As violence continues in Libya, neighbouring countries, including Algeria,Tunisia and Egypt, have sealed off their borders and imposed more stringent entry requirements out of fear of the conflict spilling over. Migrants and refugees who cannot obtain valid visas who have had their passports stolen or confiscated from them by smugglers, criminal gangs or their Libyan employers often are effectively left with no viable alternative to embarking on the perilous sea route to Europe.

       In light of the seriousness of the abuses faced by foreign nationals in Libya and in order to reduce deaths at sea, Amnesty International is calling on Tunisia and Egypt to keep their borders open to all those in need of international protection. Amnesty International is also calling on the international community to ensure the safety of migrants and refugees who are currently trapped in Libya.

      The recent deaths of over 1,000 migrants and refugees off the coast of Libya in one week alone shocked the world and prompted the EU to finally act and adopt a set of measures to prevent deaths at sea, fight traffickers and prevent irregular migration flows. Extra resources for search and rescue were committed by EU leaders on 23 April 2015. In order to save lives, however, it is essential that such resources are delivered promptly and remain available for so long as high numbers of refugees and migrants continue to depart from Libya on unsafe boats. It is crucial that ships are deployed along the main migration routes and in the areas where most calls for assistance come from and a great number of shipwrecks occur, which is approximately 40 nautical miles from the Libyan coast.

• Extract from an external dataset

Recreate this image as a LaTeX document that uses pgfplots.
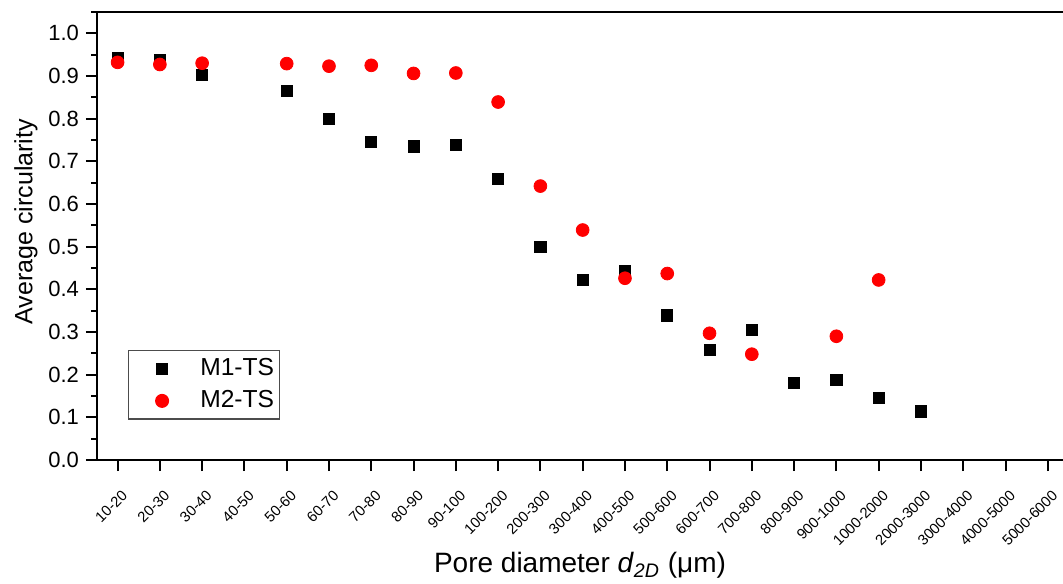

       While Amnesty International welcomes the EU’s commitment to increase resources for search and rescue operations, it is also concerned that some of the proposed measures, in particular plans to “systematically identify, capture and destroy vessels before they are used by traffickers” would effectively contribute to migrants and refugees being trapped in Libya and expose them to a risk of serious human rights abuses. Amid lawlessness, the breakdown of state institutions and fighting, smugglers’ networks in Libya are thriving and exposing persons in need of international protection to serious human rights abuses. However, focusing solely on combating transnational organized crime and smuggling without allowing thousands of migrants and refugees to access a place of safety would be grossly inadequate.

       As more people are drowning in the Mediterranean Sea, the priority for the international community must be to dramatically expand search and rescue operations and take effective steps to urgently address human rights abuses and serious violations of international humanitarian law in Libya. EU governments must also increase the number of resettlement places, humanitarian admissions and visas for people in need of international protection.